Derin yapı insanları şantajla, tehditle, kumpasa, tuzağa düşürerek de hedefleri doğrultusunda kullanabilir. İhtimal vermeyeceğiniz kişiler derin odakların emrinde bulunabilir. Uçkurundan yakalanmış itibarlı birisi; cüzdanı doldurulmuş bir entelektüel; görüntülenmiş dindar bir insan bu yapının hizmetinde olabilir.
Ayrıca derin yapıya hizmet eden payanda organizasyonlar vardır. Saunaları, fuhuş ekiplerini, tehdit ve şantaj çetelerini, terör örgütlerini, adi görünümündeki tedhiş ve suç şebekelerini hedeflerine destek amaçlı kullanırlar. Kirli işlerde bu tür örgütleri devreye sokarlar. Cezalandırmaları, zorlamaları bunlar eliyle yaparlar.
Beyin yıkama işinde ve toplumu yönlendirme amaçlı psikolojik harekât eylemlerinde profesyoneldirler. Toplumun farklı kesimlerinde bunların borazanlığını yapanlar, medya, sanat, iş dünyasında uzantıları vardır. Kamuoyu oluşturacak malzemeleri ellerinde tutmaya çalışırlar.
Türkiye'deki derin yapının İtalya-İspanya gibi ülkelerde deşifre edilen “Gladyo” tarzı yapılarla kıyaslanması yanlış olur. O ülkelerde kurulan yapılar adı geçen ülkeleri yönlendirme amaçlıydı. Bu ülkelerde milli direnç ve bilincin öldürülmesini hedeflemiyordu. Türkiye'deki derin yapı ise bizzat milleti, milli manevi dinamikleri hedef almaktadır. Derin odakların en çok neden rahatsız oldukları size bu konuda fikir verebilir.
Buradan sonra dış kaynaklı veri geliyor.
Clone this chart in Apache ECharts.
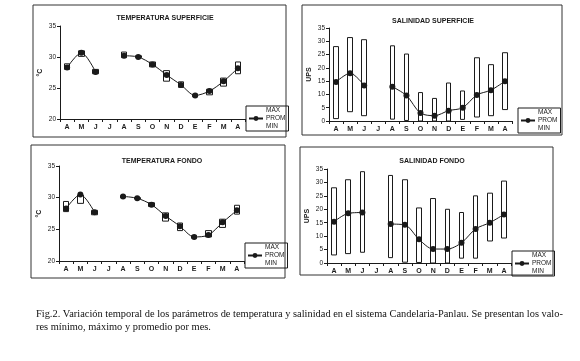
<!DOCTYPE html>
<html>
<head>
<meta charset="utf-8">
<script src="https://cdn.jsdelivr.net/npm/echarts@6/dist/echarts.min.js"></script>
<style>
  html, body { margin: 0; padding: 0; background: #fff; }
  #chart { width: 580px; height: 361px; }
</style>
</head>
<body>
<div id="chart"></div>
<script>
// meses: abril a abril (julio sin muestreo)
const meses = ['A', 'M', 'J', 'J', 'A', 'S', 'O', 'N', 'D', 'E', 'F', 'M', 'A'];

// temperatura superficie (°C)
const tsProm = [28.3, 30.7, 27.6, null, 30.2, 30.0, 28.8, 27.1, 25.5, 23.8, 24.5, 26.1, 28.2];
const tsMax = [28.9, 31.0, 28.0, null, 30.8, 30.2, 29.2, 27.8, 26.0, 24.0, 24.8, 26.6, 29.2];
const tsMin = [28.0, 30.1, 27.3, null, 29.9, 29.9, 28.4, 26.1, 25.1, 23.6, 23.9, 25.3, 27.3];

// temperatura fondo (°C)
const tfProm = [28.3, 30.5, 27.7, null, 30.2, 29.9, 28.9, 27.1, 25.5, 23.8, 24.1, 26.1, 28.0];
const tfMax = [29.4, 30.4, 28.0, null, 30.3, 30.0, 29.2, 27.6, 26.0, 24.0, 24.8, 26.6, 28.8];
const tfMin = [27.8, 29.1, 27.3, null, 30.0, 29.8, 28.6, 26.3, 24.8, 23.6, 23.8, 25.3, 27.4];

// salinidad superficie (UPS)
const ssProm = [14.7, 18.0, 13.4, null, 12.9, 9.6, 3.0, 2.0, 3.9, 5.0, 9.8, 11.6, 15.0];
const ssMax = [28.0, 31.4, 30.6, null, 28.3, 25.2, 10.7, 8.5, 14.3, 11.3, 23.8, 21.2, 25.7];
const ssMin = [0.9, 3.5, 2.0, null, 0.7, 0.2, 0.0, 0.0, 0.0, 0.6, 1.5, 2.0, 4.3];

// salinidad fondo (UPS)
const sfProm = [15.4, 18.5, 18.8, null, 14.5, 14.2, 8.8, 5.2, 5.2, 7.5, 12.7, 15.0, 18.1];
const sfMax = [28.0, 31.0, 34.0, null, 32.6, 31.0, 20.5, 24.0, 20.0, 18.8, 25.0, 26.0, 30.5];
const sfMin = [3.0, 3.5, 4.0, null, 2.0, 0.3, 0.2, 0.0, 0.0, 1.8, 1.8, 8.2, 9.3];

const ink = '#1a1a1a';
const sans = 'Liberation Sans, Arial, sans-serif';

// [open, close, low, high] -> caja de min a max
function cajas (mx, mn) {
  return mx.map((v, i) => (v == null ? '-' : [mn[i], v, mn[i], v]));
}

const paneles = [
  { titulo: 'TEMPERATURA SUPERFICIE', unidad: '°C', min: 20, prom: tsProm, max: tsMax, mn: tsMin,
    grid: { left: 60, top: 26, width: 185, height: 93 }, tit: { left: 160, top: 10 },
    leg: { left: 246, top: 106 }, caja: 6 },
  { titulo: 'SALINIDAD SUPERFICIE', unidad: 'UPS', min: 0, prom: ssProm, max: ssMax, mn: ssMin,
    grid: { left: 329, top: 28, width: 183, height: 93 }, tit: { left: 428, top: 13 },
    leg: { left: 518, top: 108 }, caja: 5 },
  { titulo: 'TEMPERATURA FONDO', unidad: '°C', min: 20, prom: tfProm, max: tfMax, mn: tfMin,
    grid: { left: 59, top: 166, width: 185, height: 95 }, tit: { left: 157, top: 153 },
    leg: { left: 245, top: 243 }, caja: 6 },
  { titulo: 'SALINIDAD FONDO', unidad: 'UPS', min: 0, prom: sfProm, max: sfMax, mn: sfMin,
    grid: { left: 327, top: 169, width: 184, height: 94 }, tit: { left: 427, top: 153 },
    leg: { left: 512, top: 251 }, caja: 5 },
];

const marcos = [
  { x: 33, y: 5, width: 253, height: 132 },
  { x: 302, y: 5, width: 260, height: 130 },
  { x: 31, y: 145, width: 254, height: 133 },
  { x: 300, y: 147, width: 253, height: 128 },
];

const option = {
  animation: false,
  backgroundColor: '#fff',
  title: paneles.map((p) => ({
    text: p.titulo,
    left: p.tit.left,
    top: p.tit.top,
    textAlign: 'center',
    textStyle: { fontFamily: sans, fontSize: 7, fontWeight: 'bold', color: ink },
  })).concat([{
    text: 'Fig.2. Variación temporal de los parámetros de temperatura y salinidad en el sistema Candelaria-Panlau. Se presentan los valo-\nres mínimo, máximo y promedio por mes.',
    left: 31,
    top: 303,
    textStyle: { fontFamily: 'Liberation Serif, Times New Roman, serif', fontSize: 10.4, fontWeight: 'normal', color: '#111', lineHeight: 13 },
  }]),
  legend: paneles.map((p) => ({
    left: p.leg.left,
    top: p.leg.top,
    orient: 'vertical',
    borderColor: ink,
    borderWidth: 1,
    padding: [1, 3, 1, 2],
    itemGap: 1,
    itemWidth: 14,
    itemHeight: 6,
    selectedMode: false,
    textStyle: { fontFamily: sans, fontSize: 6.5, color: ink, padding: [0, 0, 0, -2] },
    data: [
      { name: 'MAX', icon: 'none' },
      'PROM',
      { name: 'MIN', icon: 'none' },
    ],
  })),
  grid: paneles.map((p) => p.grid),
  xAxis: paneles.map((p, i) => ({
    type: 'category',
    gridIndex: i,
    data: meses,
    boundaryGap: true,
    axisLine: { lineStyle: { color: ink, width: 1 } },
    axisTick: { show: true, length: 3, lineStyle: { color: ink } },
    axisLabel: { fontFamily: sans, fontSize: 7, fontWeight: 'bold', color: ink, margin: 5 },
    splitLine: { show: false },
  })),
  yAxis: paneles.map((p, i) => ({
    type: 'value',
    gridIndex: i,
    min: p.min,
    max: 35,
    interval: 5,
    name: p.unidad,
    nameLocation: 'middle',
    nameGap: 16,
    nameRotate: 90,
    nameTextStyle: { fontFamily: sans, fontSize: 7, fontWeight: 'bold', color: ink },
    axisLine: { show: true, lineStyle: { color: ink, width: 1 } },
    axisTick: { show: true, length: 3, lineStyle: { color: ink } },
    axisLabel: { fontFamily: sans, fontSize: 6.5, color: ink, margin: 4 },
    splitLine: { show: false },
  })),
  series: [],
  graphic: marcos.map((m) => ({
    type: 'rect',
    shape: m,
    style: { fill: 'none', stroke: '#333', lineWidth: 1 },
    silent: true,
  })),
};

paneles.forEach((p, i) => {
  option.series.push({
    name: 'MAX',
    type: 'candlestick',
    xAxisIndex: i,
    yAxisIndex: i,
    barWidth: p.caja,
    itemStyle: { color: '#fff', color0: '#fff', borderColor: ink, borderColor0: ink, borderWidth: 1 },
    data: cajas(p.max, p.mn),
    z: 2,
  });
  option.series.push({
    name: 'PROM',
    type: 'line',
    xAxisIndex: i,
    yAxisIndex: i,
    smooth: 0.3,
    symbol: 'circle',
    symbolSize: 6,
    connectNulls: false,
    lineStyle: { color: ink, width: 1 },
    itemStyle: { color: ink },
    data: p.prom,
    z: 3,
  });
  option.series.push({
    name: 'MIN',
    type: 'line',
    xAxisIndex: i,
    yAxisIndex: i,
    symbol: 'none',
    lineStyle: { opacity: 0 },
    data: [],
  });
});

const chart = echarts.init(document.getElementById('chart'));
chart.setOption(option);
</script>
</body>
</html>
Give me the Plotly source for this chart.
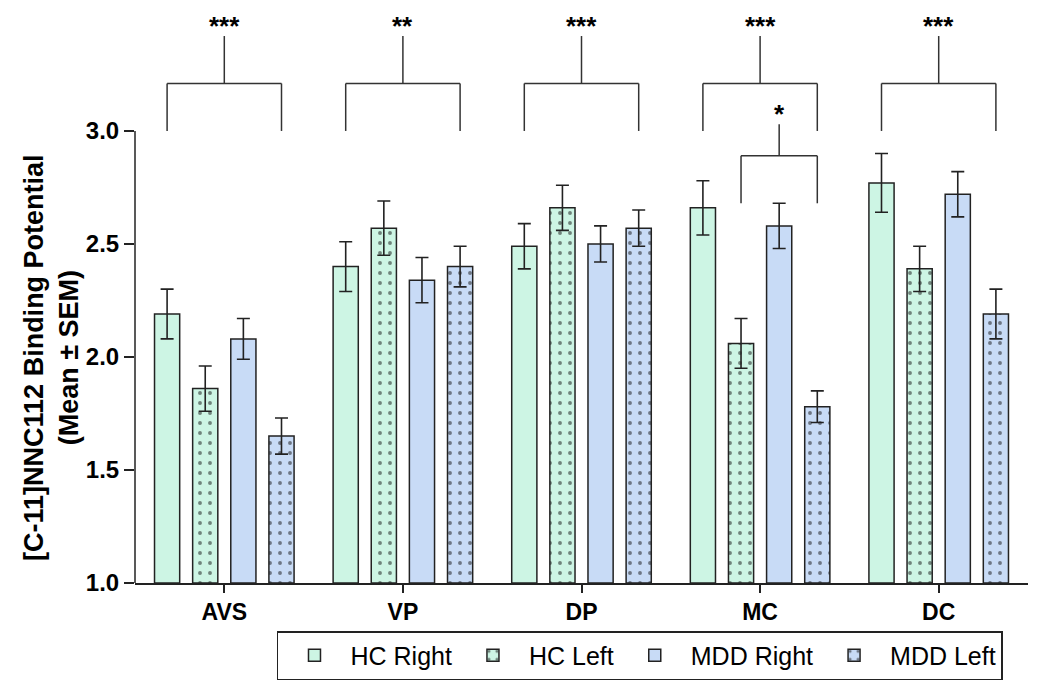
import plotly.graph_objects as go

# Regions and group means / SEM
categories = ["AVS", "VP", "DP", "MC", "DC"]

hc_right = [2.19, 2.40, 2.49, 2.66, 2.77]
hc_right_sem = [0.11, 0.11, 0.10, 0.12, 0.13]
hc_left = [1.86, 2.57, 2.66, 2.06, 2.39]
hc_left_sem = [0.10, 0.12, 0.10, 0.11, 0.10]
mdd_right = [2.08, 2.34, 2.50, 2.58, 2.72]
mdd_right_sem = [0.09, 0.10, 0.08, 0.10, 0.10]
mdd_left = [1.65, 2.40, 2.57, 1.78, 2.19]
mdd_left_sem = [0.08, 0.09, 0.08, 0.07, 0.11]

series_names = ["HC Right", "HC Left", "MDD Right", "MDD Left"]

# significance brackets: category, left bar, right bar, label, leg bottom, bar height, stem top
sig_category = [0, 1, 2, 3, 4, 3]
sig_left = ["HC Right", "HC Right", "HC Right", "HC Right", "HC Right", "HC Left"]
sig_right = ["MDD Left", "MDD Left", "MDD Left", "MDD Left", "MDD Left", "MDD Left"]
sig_label = ["***", "**", "***", "***", "***", "*"]
sig_leg_bottom = [3.0, 3.0, 3.0, 3.0, 3.0, 2.68]
sig_bar = [3.21, 3.21, 3.21, 3.21, 3.21, 2.89]
sig_stem_top = [3.42, 3.42, 3.42, 3.42, 3.42, 3.03]

hc_color = "#cdf5e4"
mdd_color = "#c8dbf6"
ink = "#222222"
font_family = "Liberation Sans, Arial, sans-serif"

bargap = 0.146
bargroupgap = 0.34

x = list(range(len(categories)))
values = [hc_right, hc_left, mdd_right, mdd_left]
sems = [hc_right_sem, hc_left_sem, mdd_right_sem, mdd_left_sem]
fills = [hc_color, hc_color, mdd_color, mdd_color]
dotted = [False, True, False, True]

fig = go.Figure()

for name, vals, sem, fill, dots in zip(series_names, values, sems, fills, dotted):
    pattern = dict(shape=".", fgcolor="#111111", bgcolor=fill, size=10, solidity=0.12) if dots else dict(shape="")
    fig.add_trace(go.Bar(
        x=x, y=[v - 1.0 for v in vals], base=1.0, name=name,
        marker=dict(color=fill, line=dict(color=ink, width=1.5), pattern=pattern),
        error_y=dict(type="data", array=sem, visible=True, color=ink, thickness=1.6, width=6.5),
    ))

# where each bar sits inside its group
slot = (1 - bargap) / len(series_names)
offsets = {n: -(1 - bargap) / 2 + slot * (i + 0.5) for i, n in enumerate(series_names)}

shapes = []
annotations = []
line_style = dict(color="#333333", width=1.5)
for cat, left, right, label, bottom, bar_y, stem in zip(sig_category, sig_left, sig_right, sig_label,
                                                         sig_leg_bottom, sig_bar, sig_stem_top):
    x0 = cat + offsets[left]
    x1 = cat + offsets[right]
    xm = (x0 + x1) / 2
    shapes.append(dict(type="line", xref="x", yref="y", x0=x0, x1=x0, y0=bottom, y1=bar_y, line=line_style))
    shapes.append(dict(type="line", xref="x", yref="y", x0=x1, x1=x1, y0=bottom, y1=bar_y, line=line_style))
    shapes.append(dict(type="line", xref="x", yref="y", x0=x0, x1=x1, y0=bar_y, y1=bar_y, line=line_style))
    shapes.append(dict(type="line", xref="x", yref="y", x0=xm, x1=xm, y0=bar_y, y1=stem, line=line_style))
    annotations.append(dict(x=xm, y=stem, xref="x", yref="y", text="<b>" + label + "</b>", showarrow=False,
                            yanchor="bottom", yshift=-7, font=dict(size=26, color="black", family=font_family)))

# y axis line only spans 1.0 - 3.0
shapes.append(dict(type="line", xref="paper", yref="y", x0=0, x1=0, y0=1.0, y1=3.0,
                   line=dict(color=ink, width=1.5)))

annotations.append(dict(
    x=-0.093, y=2.0, xref="paper", yref="y", xanchor="center", yanchor="middle",
    textangle=-90, showarrow=False,
    text="<b>[C-11]NNC112 Binding Potential</b><br><b>(Mean \u00b1 SEM)</b>",
    font=dict(size=27, color="black", family=font_family),
))

# page body has an 8px margin, so the figure is shrunk by that much
fig.update_layout(
    width=1042, height=689,
    margin=dict(l=127, r=22, t=0, b=114),
    plot_bgcolor="white", paper_bgcolor="white",
    barmode="group", bargap=bargap, bargroupgap=bargroupgap,
    font=dict(family=font_family, color="black"),
    shapes=shapes, annotations=annotations,
    legend=dict(
        orientation="h", x=0.159, y=-0.0835, xanchor="left", yanchor="top",
        font=dict(size=25, color="black", family=font_family),
        bordercolor=ink, borderwidth=1.5, itemwidth=62,
    ),
    showlegend=True,
)

fig.update_xaxes(
    range=[-0.5, 4.5], tickvals=x, ticktext=["<b>" + c + "</b>" for c in categories],
    showline=True, linecolor=ink, linewidth=1.5, ticks="outside", ticklen=8, tickwidth=1.5, tickcolor=ink,
    tickfont=dict(size=23, family=font_family), showgrid=False, zeroline=False,
)
fig.update_yaxes(
    range=[1.0, 3.544], tickvals=[1.0, 1.5, 2.0, 2.5, 3.0],
    ticktext=["<b>%.1f</b>" % v for v in [1.0, 1.5, 2.0, 2.5, 3.0]],
    showline=False, ticks="outside", ticklen=10, tickwidth=1.5, tickcolor=ink,
    tickfont=dict(size=24, family=font_family), showgrid=False, zeroline=False,
)

fig.write_html("out.html")
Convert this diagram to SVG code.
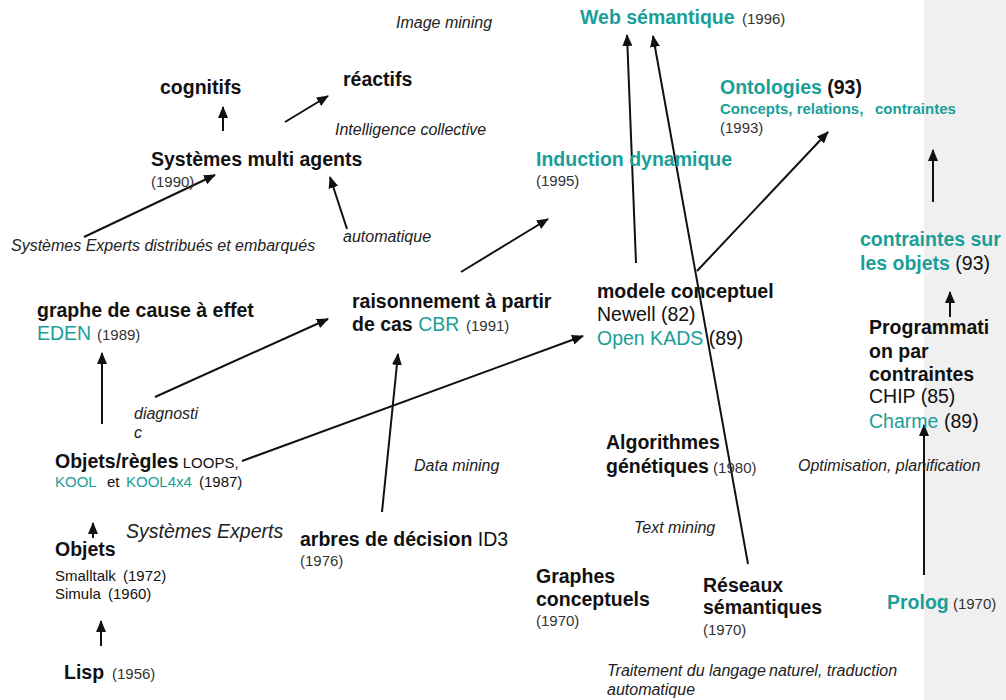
<svg xmlns="http://www.w3.org/2000/svg" width="1006" height="700" viewBox="0 0 1006 700">
<style>
text{font-family:"Liberation Sans",Arial,sans-serif;fill:#111}
.b{font-weight:bold;font-size:19.5px}
.n{font-size:19.5px}
.y{font-size:15px;fill:#333}
.s{font-size:15px}
.i{font-style:italic;font-size:16px;fill:#222}
.I{font-style:italic;font-size:19.5px;fill:#222}
.t{fill:#1a9e98}
.line{stroke:#111;stroke-width:2;fill:none;marker-end:url(#ah)}
</style>
<defs>
<marker id="ah" markerWidth="12" markerHeight="10" refX="11" refY="5" orient="auto" markerUnits="userSpaceOnUse"><path d="M0,0 L12,5 L0,10 z" fill="#111"/></marker>
</defs>
<rect x="924" y="0" width="82" height="700" fill="#f0f0f0"/>

<g id="connectors">
<line class="line" x1="223" y1="131" x2="223" y2="107"/>
<line class="line" x1="285" y1="122" x2="328" y2="96"/>
<line class="line" x1="84" y1="237" x2="215" y2="175"/>
<line class="line" x1="347" y1="229" x2="330" y2="177"/>
<line class="line" x1="636" y1="263" x2="627" y2="35"/>
<line class="line" x1="748" y1="564" x2="653" y2="36"/>
<line class="line" x1="697" y1="271" x2="828" y2="132"/>
<line class="line" x1="461" y1="272" x2="548" y2="219"/>
<line class="line" x1="933" y1="202" x2="933" y2="150"/>
<line class="line" x1="950" y1="317" x2="950" y2="292"/>
<line class="line" x1="924" y1="575" x2="924" y2="425"/>
<line class="line" x1="102" y1="424" x2="102" y2="353"/>
<line class="line" x1="155" y1="397" x2="328" y2="319"/>
<line class="line" x1="242" y1="461" x2="583" y2="336"/>
<line class="line" x1="382" y1="512" x2="398" y2="354"/>
<line class="line" x1="93" y1="538" x2="93" y2="523"/>
<line class="line" x1="101" y1="646" x2="101" y2="621"/>
</g>

<g id="image-mining"><text class="i" x="396" y="28">Image mining</text></g>
<g id="web-semantique"><text x="580" y="24"><tspan class="b t">Web sémantique</tspan><tspan class="y" x="742">(1996)</tspan></text></g>
<g id="cognitifs"><text class="b" x="160" y="94">cognitifs</text></g>
<g id="reactifs"><text class="b" x="343" y="86">réactifs</text></g>
<g id="intelligence-collective"><text class="i" x="335" y="135">Intelligence collective</text></g>
<g id="sma"><text class="b" x="151" y="166">Systèmes multi agents</text><text class="y" x="151" y="187">(1990)</text></g>
<g id="se-distribues"><text class="i" x="11" y="251">Systèmes Experts distribués et embarqués</text></g>
<g id="automatique"><text class="i" x="343" y="242">automatique</text></g>
<g id="ontologies">
<text x="720" y="94"><tspan class="b t">Ontologies</tspan><tspan class="b"> (93)</tspan></text>
<text class="t" x="720" y="114" style="font-weight:bold;font-size:15px">Concepts, relations,<tspan x="875">contraintes</tspan></text>
<text class="y" x="720" y="133">(1993)</text>
</g>
<g id="induction"><text class="b t" x="536" y="166">Induction dynamique</text><text class="y" x="536" y="186">(1995)</text></g>
<g id="contraintes-objets"><text class="b t" x="860" y="246">contraintes sur</text><text x="860" y="270"><tspan class="b t">les objets</tspan><tspan class="n"> (93)</tspan></text></g>
<g id="graphe-cause"><text class="b" x="37" y="317">graphe de cause à effet</text><text x="37" y="340"><tspan class="n t">EDEN</tspan><tspan class="y" x="97">(1989)</tspan></text></g>
<g id="cbr"><text class="b" x="352" y="308">raisonnement à partir</text><text x="352" y="331"><tspan class="b">de cas </tspan><tspan class="n t">CBR</tspan><tspan class="y" x="466">(1991)</tspan></text></g>
<g id="modele-conceptuel"><text class="b" x="597" y="298">modele conceptuel</text><text class="n" x="597" y="321">Newell (82)</text><text x="597" y="345"><tspan class="n t">Open KADS</tspan><tspan class="n"> (89)</tspan></text></g>
<g id="programmation-contraintes">
<text class="b" x="869" y="334">Programmati</text>
<text class="b" x="869" y="358">on par</text>
<text class="b" x="869" y="381">contraintes</text>
<text class="n" x="869" y="403">CHIP (85)</text>
<text x="869" y="428"><tspan class="n t">Charme</tspan><tspan class="n" x="944">(89)</tspan></text>
</g>
<g id="algorithmes-genetiques"><text class="b" x="606" y="449">Algorithmes</text><text x="606" y="473"><tspan class="b">génétiques</tspan><tspan class="y"> (1980)</tspan></text></g>
<g id="optimisation"><text class="i" x="798" y="471">Optimisation, planification</text></g>
<g id="diagnostic"><text class="i" x="134" y="419">diagnosti</text><text class="i" x="134" y="438">c</text></g>
<g id="objets-regles">
<text x="55" y="468"><tspan class="b">Objets/règles</tspan><tspan class="s"> LOOPS,</tspan></text>
<text class="s" x="55" y="487"><tspan class="t">KOOL</tspan><tspan x="107">et</tspan><tspan class="t" x="126">KOOL4x4</tspan><tspan x="199">(1987)</tspan></text>
</g>
<g id="data-mining"><text class="i" x="414" y="471">Data mining</text></g>
<g id="systemes-experts"><text class="I" x="126" y="538">Systèmes Experts</text></g>
<g id="objets"><text class="b" x="55" y="556">Objets</text><text class="s" x="55" y="581">Smalltalk<tspan x="123">(1972)</tspan></text><text class="s" x="55" y="599">Simula<tspan x="108">(1960)</tspan></text></g>
<g id="lisp"><text x="64" y="679"><tspan class="b">Lisp</tspan><tspan class="y" x="112">(1956)</tspan></text></g>
<g id="arbres-decision"><text x="300" y="546"><tspan class="b">arbres de décision</tspan><tspan class="n"> ID3</tspan></text><text class="y" x="300" y="566">(1976)</text></g>
<g id="text-mining"><text class="i" x="634" y="533">Text mining</text></g>
<g id="graphes-conceptuels"><text class="b" x="536" y="583">Graphes</text><text class="b" x="536" y="606">conceptuels</text><text class="y" x="536" y="626">(1970)</text></g>
<g id="reseaux-semantiques"><text class="b" x="703" y="592">Réseaux</text><text class="b" x="703" y="614">sémantiques</text><text class="y" x="703" y="635">(1970)</text></g>
<g id="prolog"><text x="887" y="609"><tspan class="b t">Prolog</tspan><tspan class="y"> (1970)</tspan></text></g>
<g id="traitement-langage"><text class="i" x="607" y="676">Traitement du langage<tspan x="769">naturel, traduction</tspan></text><text class="i" x="607" y="695">automatique</text></g>
</svg>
Türkiye'deki derin yapı Milletin-devletin yarı canlı kalmasına matuf konuşlandırılmıştır. Bu derin vampiri musallat edenler Türkiye'nin kendi olarak var olması durumunda bütün bir İslam coğrafyasını, mağdur milletleri etkileyeceğinin farkında oldukları için, bizi çelikten bir çeper içine hapsetmişlerdir. Bu nedenle milletin her kendine gelme gayreti, diriliş çabası amansızca bastırılmış, öncülük eden beyinler, guruplar ezilmiştir.
Gelişmiş, köklü ülkelerde devleti ve milleti koruma refleksiyle hareket eden, siyaset üstü düşünen, ülkenin maceralara girmemesi için müdahale eden milli yapılar-ekipler vardır. Bunlara “derin devlet” dendiği de olmaktadır.
Türkiye'deki derin yapı gayrı Müslim ve gayrı milli güçlerin elindedir. Bazı iddiaların aksine derin oluşumlar ve yapılar hala bütünüyle ABD-Yahudi etkisindedir. Maruz kalınan ihtilal denemeleri, siyasi manipülasyonlar, sosyal mühendislik operasyonları bu gün de bu odakların işidir.
Ama “derin yapı” planladıklarını icraya koyamamaktan, provokasyonlarının hedefe ulaşmamasından ve milletin çevrilen dolaplara uyanmasından rahatsızdır.